Definition. When a current-carrying conductor or semiconductor is placed in a magnetic field perpendicular to the current, a transverse voltage (Hall voltage) develops across the specimen, perpendicular to both the current and the field. This is the Hall effect.

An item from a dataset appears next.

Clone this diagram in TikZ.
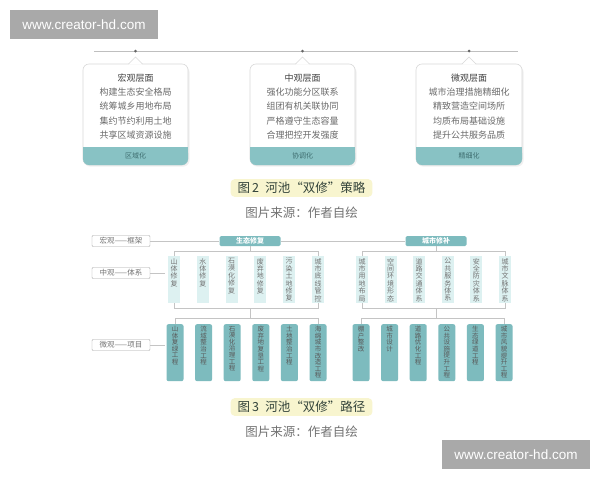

Derivation. Let current $I$ flow along $x$ in a slab of thickness $t$ and width $w$, with magnetic field $B$ along $z$. Carriers (charge $q$, drift velocity $v_d$, density $n$) experience the magnetic force $qv_dB$, deflecting them sideways until the built-up transverse electric field $E_H$ balances it:

$$qE_H = qv_dB \Rightarrow E_H = v_dB.$$

The Hall voltage is $V_H = E_H w = v_d B w$. Since $I = nqv_d(wt)$, $v_d = \dfrac{I}{nq\,wt}$, giving

$$V_H = \frac{IB}{nqt}.$$

The Hall coefficient is defined as $R_H = \dfrac{E_H}{J_x B} = \dfrac{1}{nq}$, so

$$\boxed{R_H = \frac{1}{nq} = \frac{V_H t}{IB}}.$$

Use in semiconductors:

• The sign of $R_H$ (or $V_H$) gives the carrier type: positive for p-type (holes), negative for n-type (electrons).
• The magnitude gives the carrier concentration $n = 1/(|R_H|q)$.
• Combined with conductivity $\sigma$, the mobility follows from $\mu = |R_H|\sigma$.

(b) Type I vs Type II superconductors; Meissner effect [3 marks]

Meissner effect: When a material is cooled below its critical temperature in a magnetic field, it expels the magnetic flux from its interior completely ($\mathbf{B}=0$ inside), behaving as a perfect diamagnet. This shows superconductivity is not merely perfect conductivity but a distinct thermodynamic state.